I see a lot mentioned about bi-wiring. I am not familar with this. I know you must have speakers that can be bi-wired and they are configured for bi-wire by removing a buss bar to seperate speakers and/or crossovers within the cabinet. I have also read that you need to have an amp that has bi-wire capability (two left and two right speakers outputs - and not to be confused with speakers A & B).

Can someone explain what takes place within each speaker when it is set up for bi-wiring? What are the advantages and disadvantages if any? What if my amp only has one set of left and right speakers outputs (but has something called loops for additional amps), Can you accomplish bi-wiring if you had two amps? If so how would it work?
sfrounds
Sfrounds: Biwring is very simple. At some point, the signal from your amp has to be split in order to feed the individual drivers in your speakers. Normally, this split occurs at the speaker terminals. With biwring, the split occurs at the amplifier terminals. Does it matter where this split occurs? Electrically, no. The full signal passes through both wires, and exactly the same signal reaches the low- and high-pass filters feeding your woofer and tweeter, respectively. Assuming you're using the same cable for both runs, any distortion introduced by the cable will be identical to the single-wire alternative.

In other words, biwiring makes no difference. However, many people report that they hear a difference when they biwire. There are two possible explanations for this. One is that listeners tend to be swayed by the power of suggestion. The other is that there is some mystical, magical force that no one's ever been able to identify, but some day a new Galileo will come along and tell us what it is.

There is one advantage to biwiring, however. If you're the type of audiophile who actively seeks out cables that color the sound, then biwiring gives you twice as many opportunities to do so.
Jostler3 may be partially right, but he's not completely right. His theory only makes sense if the connection between the bass and treble speaker connections are connected by jumpers made of the same cable as your speaker wire, and your wire and jumpers happen to have the same properties as the binding posts themselves.

Many bi-wire ready speakers have their bass/treble connections bridged by posts. I had a pair of Mission 753 speakers with gold posts connecting the low and high speaker terminals. Those rods were not a good connection. The treble was favored when the speaker wire was run to the high connection, and the bass was favored if it was run to the low connection. The resistance through the connector & crossover was obviously different from the resistance thru the connector post. Bi-wire cable sounded better than the gold posts (treble and bass were balanced).

I'm not saying that bi-wiring sounds any better or different than wire jumpers (I didn't compare), but it was better than the manufacturer supplied posts.

A dealer told me that our choice of bi-wire or wire jumpers should depend on our speakers' cross-over design (and he wasn't trying to upsell me...the cost was the same, and I wasn't buying anything).
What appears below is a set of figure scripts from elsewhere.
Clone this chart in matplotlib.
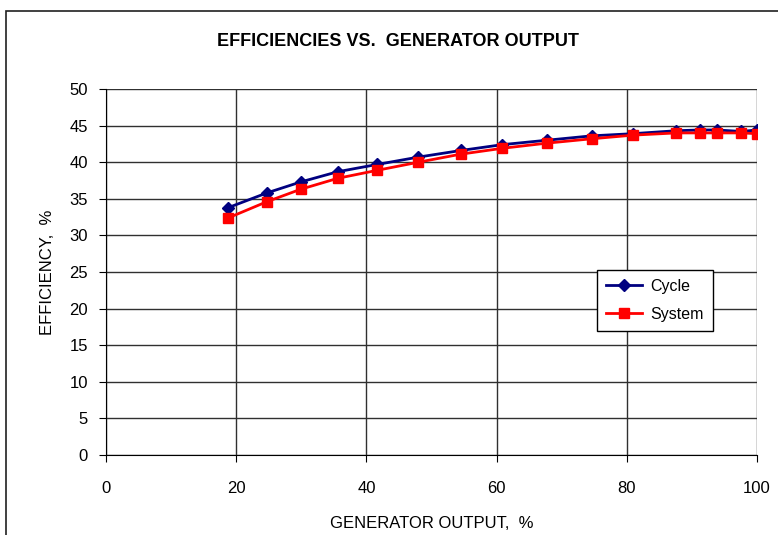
import matplotlib.pyplot as plt
from matplotlib.patches import Rectangle

# generator output, %
output = [18.8, 24.7, 29.9, 35.6, 41.7, 48.0, 54.5, 60.9, 67.7, 74.6,
          81.0, 87.6, 91.3, 93.8, 97.6, 100.0]
# efficiencies, %
cycle = [33.8, 35.8, 37.3, 38.7, 39.7, 40.7, 41.6, 42.4, 43.0, 43.6,
         43.9, 44.3, 44.4, 44.4, 44.2, 44.4]
system = [32.4, 34.6, 36.3, 37.8, 38.9, 40.0, 41.1, 41.9, 42.6, 43.2,
          43.7, 44.0, 44.0, 44.0, 44.0, 43.9]

plt.rcParams['font.family'] = ['Liberation Sans Narrow', 'Liberation Sans', 'DejaVu Sans']

fig = plt.figure(figsize=(7.78, 5.35), dpi=100)
ax = fig.add_axes([106/778, 80/535, 651/778, 366/535])

# outer chart border (cropped at right / bottom)
fig.patches.append(Rectangle((6/778, -0.1), 1.2, (535-11)/535 + 0.1,
                             transform=fig.transFigure, fill=False,
                             edgecolor='#202020', lw=1.2))

ax.plot(output, cycle, color='#000080', marker='D', ms=6, lw=2, label='Cycle')
ax.plot(output, system, color='#FF0000', marker='s', ms=6.5, lw=2, label='System')

ax.set_xlim(0, 100)
ax.set_ylim(0, 50)
ax.set_xticks(range(0, 101, 20))
ax.set_yticks(range(0, 51, 5))
ax.grid(True, color='#303030', lw=1)
ax.set_axisbelow(True)
for s in ['top', 'right']:
    ax.spines[s].set_visible(False)
ax.spines['left'].set_color('black')
ax.spines['bottom'].set_color('black')
ax.tick_params(direction='out', length=5, labelsize=12, color='black')
ax.tick_params(axis='x', pad=14)
ax.tick_params(axis='y', pad=8)

ax.set_xlabel('GENERATOR OUTPUT,  %', fontsize=12, labelpad=14)
ax.set_ylabel('EFFICIENCY,  %', fontsize=12, labelpad=10)
fig.text(398/778, 1 - 42/535, 'EFFICIENCIES VS.  GENERATOR OUTPUT',
         ha='center', va='center', fontsize=13, fontweight='bold')

leg = ax.legend(loc='upper left', bbox_to_anchor=(0.754, 0.505), fontsize=11.5,
                fancybox=False, framealpha=1, edgecolor='black',
                handlelength=2.3, handletextpad=0.5, borderpad=0.55,
                labelspacing=0.8, borderaxespad=0)
leg.get_frame().set_linewidth(1)

fig.savefig('out.png', dpi=100)
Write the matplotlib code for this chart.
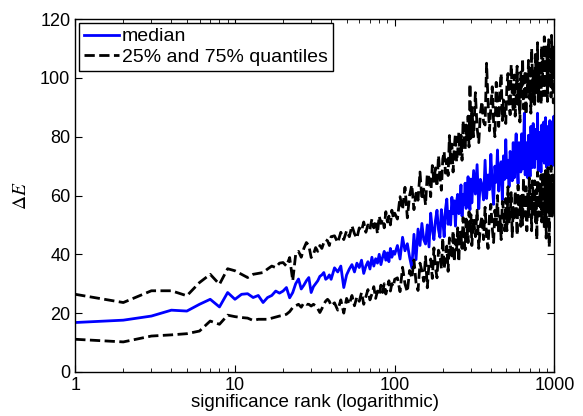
import numpy as np
import matplotlib
matplotlib.use("Agg")
import matplotlib.pyplot as plt

# significance ranks (every rank at the start, thinned out further right)
ranks = np.concatenate([np.arange(1, 41), np.arange(42, 101, 2),
                        np.arange(104, 301, 4), np.arange(304, 1001, 8)])

median = [
    16.8, 17.6, 19.0, 21.0, 20.7, 23.0, 24.7, 22.1, 27.0, 24.7,
    26.4, 26.6, 25.3, 26.0, 23.6, 25.3, 26.0, 27.5, 26.8, 27.5,
    28.7, 25.2, 27.0, 30.0, 31.6, 28.2, 29.5, 31.0, 32.1, 27.0,
    29.0, 30.0, 31.0, 32.5, 33.0, 33.8, 31.5, 32.0, 33.0, 31.5,
    # 42..100
    35.4, 34, 36, 28.7, 33, 35, 36.5, 34, 37, 35.5,
    38, 33.5, 36, 37.5, 35, 39, 36, 38.5, 37, 40,
    36.5, 39, 41, 38, 40.5, 37.5, 42, 39, 41, 40,
    # 104..300
    43, 38.4, 45.8, 41.2, 43.6, 39, 35.4, 46.8, 38.2, 48.6,
    43, 50.5, 45, 43.5, 50, 42.5, 54, 48.5, 45, 51.5,
    55, 48.4, 45.8, 55.2, 51.6, 46, 55.4, 58.8, 50.2, 54.6,
    50, 59.4, 53.8, 58.2, 49.6, 58, 60.4, 53.8, 57.2, 63.6,
    53, 60.4, 56.8, 64.2, 55.6, 61, 66.4, 57.8, 55.2, 65.6,
    # 304..1000
    57.5, 68.5, 60.5, 70.5, 55.5, 65.5, 63.5, 58.5,
    72, 59, 67, 62, 74, 64, 57, 70,
    64.5, 75.5, 61.5, 68.5, 71.5, 58.5, 73.5, 65.5,
    79, 66, 72, 63, 75, 71, 65, 78,
    66, 75, 81, 70, 64, 78, 72, 68,
    81, 69, 76, 88, 67, 78, 71, 66,
    80.5, 74.5, 66.5, 83.5, 77.5, 69.5, 84.5, 72.5,
    69.5, 82.5, 77.5, 72.5, 88, 68.5, 79.5, 81.5,
    75, 68, 84, 79, 72, 85, 71, 81,
    86.5, 73.5, 69.5, 80.5, 83.5, 75.5, 70.5, 85.5,
    73, 85, 79, 70, 83, 75, 87, 72,
]

q75 = [
    26.4, 23.6, 27.6, 27.6, 25.9, 30.4, 33.2, 29.8, 35.1, 34.4,
    33.2, 32.1, 33.2, 33.5, 33.8, 35.0, 36.0, 35.5, 37.0, 37.2,
    36.0, 38.9, 31.0, 40.0, 41.0, 39.0, 42.0, 44.0, 43.0, 38.9,
    40.0, 42.3, 41.0, 43.0, 42.0, 44.0, 45.0, 44.6, 43.0, 46.0,
    # 42..100
    46.3, 44, 47.5, 45, 48, 46, 49.7, 47, 45.5, 49,
    48, 51, 47.5, 50, 48.5, 52, 49, 51.5, 47, 53,
    50.5, 52, 49, 54.5, 51, 53, 50, 55, 52.5, 54,
    # 104..300
    52, 59.6, 55.2, 62.8, 52.4, 60, 63.6, 55.2, 60.8, 58.4,
    68, 58.6, 62.2, 56.8, 67.4, 66, 59.6, 70.2, 64.8, 69.4,
    63, 73.6, 66.2, 61.8, 72.4, 75, 67.6, 72.2, 66.8, 80.4,
    71, 77.5, 68, 76.5, 81, 71.5, 75, 81.5, 74, 80.5,
    72, 85.5, 80, 75.5, 84, 78.5, 87, 76.5, 98, 79.5,
    # 304..1000
    90, 80, 95, 83, 78, 88, 92, 85,
    84, 105, 92, 82, 90, 97, 85, 80,
    98.5, 89.5, 83.5, 96.5, 101.5, 85.5, 92.5, 88.5,
    84.5, 97.5, 101.5, 91.5, 87.5, 104.5, 94.5, 88.5,
    101, 87, 94, 104, 91, 98, 85, 102,
    93.5, 106.5, 89.5, 98.5, 102.5, 87.5, 100.5, 95.5,
    106, 93, 99, 88, 110, 101, 92, 103,
    91, 108, 101, 95, 112, 92, 98, 105,
    104, 91, 111, 97, 107, 94, 114, 98,
    94, 106, 111, 92, 103, 113, 97, 109,
    107.5, 93.5, 114.5, 96.5, 104.5, 91.5, 110.5, 102.5,
]

q25 = [
    11.1, 10.2, 12.2, 12.6, 13.0, 13.9, 17.3, 16.2, 19.3, 18.8,
    18.5, 18.3, 17.5, 17.9, 17.9, 17.9, 18.3, 18.7, 19.0, 19.2,
    19.6, 20.5, 21.9, 22.5, 23.0, 22.0, 23.5, 23.0, 23.0, 22.4,
    23.0, 22.4, 21.5, 20.2, 21.5, 23.0, 24.1, 24.7, 24.0, 22.5,
    # 42..100
    23.5, 21, 24.5, 20, 25, 23, 26, 22.5, 25.5, 24,
    27, 23, 25.5, 28, 24.5, 26.5, 29, 25, 27.5, 26,
    29.5, 27, 30, 26.5, 28.5, 31, 27.5, 30, 29, 31.5,
    # 104..300
    32, 27.3, 35.6, 29.9, 27.2, 34.5, 31.8, 38.1, 30.4, 27.7,
    37, 34.4, 30.8, 39.2, 28.6, 37, 38.4, 31.8, 42.2, 35.6,
    32, 41.4, 39.8, 35.2, 45.6, 35, 39.4, 42.8, 34.2, 45.6,
    42, 38.5, 48, 37.5, 45, 41.5, 49, 37.5, 48, 46.5,
    42, 52.5, 45, 41.5, 52, 48.5, 44, 54.5, 47, 53.5,
    # 304..1000
    43, 52, 46, 55, 42, 50, 53, 45,
    56, 46, 42, 53, 57, 49, 44, 55,
    50, 60, 47, 53, 45, 58, 55, 48,
    59, 48, 63, 51, 53, 61, 46, 56,
    51.5, 61.5, 56.5, 46.5, 63.5, 53.5, 59.5, 49.5,
    60, 50, 66, 53, 58, 63, 48, 61,
    52, 66, 55, 60, 48, 65, 59, 53,
    65, 51, 62, 45, 68, 57, 53, 64,
    56, 67, 51, 62, 68, 55, 49, 66,
    68.5, 45.5, 63.5, 54.5, 69.5, 57.5, 42.5, 65.5,
    56, 70, 59, 53, 67, 62, 54, 65,
]

plt.rcParams['font.family'] = ['Liberation Sans', 'DejaVu Sans']
plt.rcParams['mathtext.fontset'] = 'stix'

fig = plt.figure(figsize=(5.83, 4.16), dpi=100)
ax = fig.add_axes([0.129, 0.106, 0.822, 0.848])

ax.plot(ranks, median, color='blue', lw=2, label='median')
ax.plot(ranks, q75, 'k--', lw=2, label='25% and 75% quantiles')
ax.plot(ranks, q25, 'k--', lw=2)

ax.set_xscale('log')
ax.set_xlim(1, 1000)
ax.set_ylim(0, 120)
ax.set_xticks([1, 10, 100, 1000])
ax.set_xticklabels(['1', '10', '100', '1000'])
ax.set_yticks(range(0, 121, 20))
ax.tick_params(which='both', direction='in', top=True, right=True, labelsize=13)
ax.tick_params(which='major', length=5)
ax.tick_params(which='minor', length=3)
for s in ax.spines.values():
    s.set_linewidth(1.0)

ax.set_xlabel('significance rank (logarithmic)', fontsize=13.5, labelpad=0)
ax.set_ylabel(r'$\Delta E$', fontsize=14, labelpad=7)

leg = ax.legend(loc='upper left', fontsize=14, fancybox=False, framealpha=1,
                edgecolor='black', borderaxespad=0.2, handlelength=1.8,
                handletextpad=0.15, borderpad=0.25, labelspacing=0.15)
leg.get_frame().set_linewidth(1.0)

fig.savefig('out.png', dpi=100)
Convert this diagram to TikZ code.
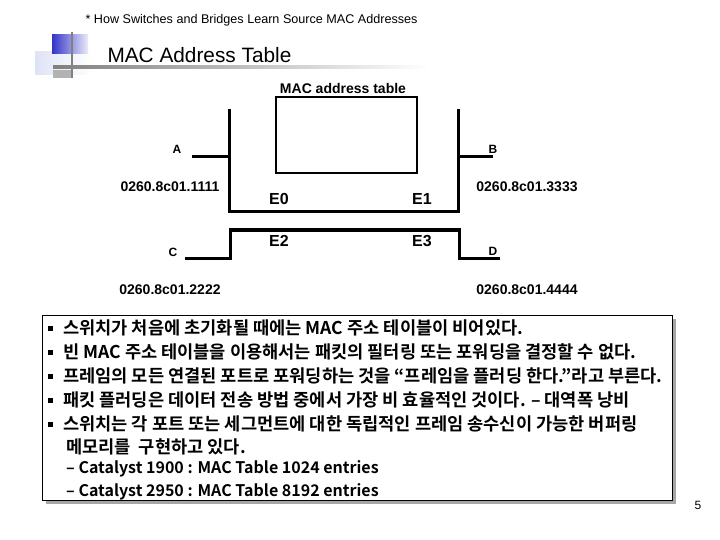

I'm not a speaker designer...I don't know if that's true, or not.
Phild: I have a hard time believing that a one-inch gold(plated) post would have an audible effect, unless the connection itself were a problem. But that's what makes me a skeptic. Even so, buying another 20 feet of cable seems an extreme solution. Replacing the posts with a short bit of whatever wire you're using should suffice.

With all due respect to your dealer, the crossover gets the same signal, wherever the split occurs (again, assuming you're using the same wires, and all the connections are sound). He may not have been trying to sell you something. He may have been repeating what he was told by a manufacturer's rep who was trying to sell HIM something.
The best thing is for you to try it yourself. To keep the cost down while you are experimenting, buy (or borrow) some plain ordinary 12 or 16 AWG bare speaker wire like the Monster cable stuff they sell at Radio Shack. Cut it in four pieces. Listen to some of your favorite music with the speakers wired both ways and decided whether it matters in your particular system or not. Every system is different. If any type of tweek does not work for someone, do not assume it does not work for the rest of humanity. It you find a difference and you like it, then go out and buy some better speaker cable.
Jostler, I respectfully disagree with your assertion that biwiring makes no sonic difference. I will attempt to explain why in my situation at least it does. I have a set of Martin Logan ESL's. If you remove the jumpers on the back of the speakers you can biwire. I believe when biwiring the amp gets connected directly to the woofer with one set of speaker cables and the other to the esl panel through the crossover. Given that the amplifiers damping factor is essentially the speakers impedance divided by the amplifiers output impedance you can see that in this case biwiring can influence damping factor as it would seem easier for the amp to sink the back EMF from the woofer without the crossover.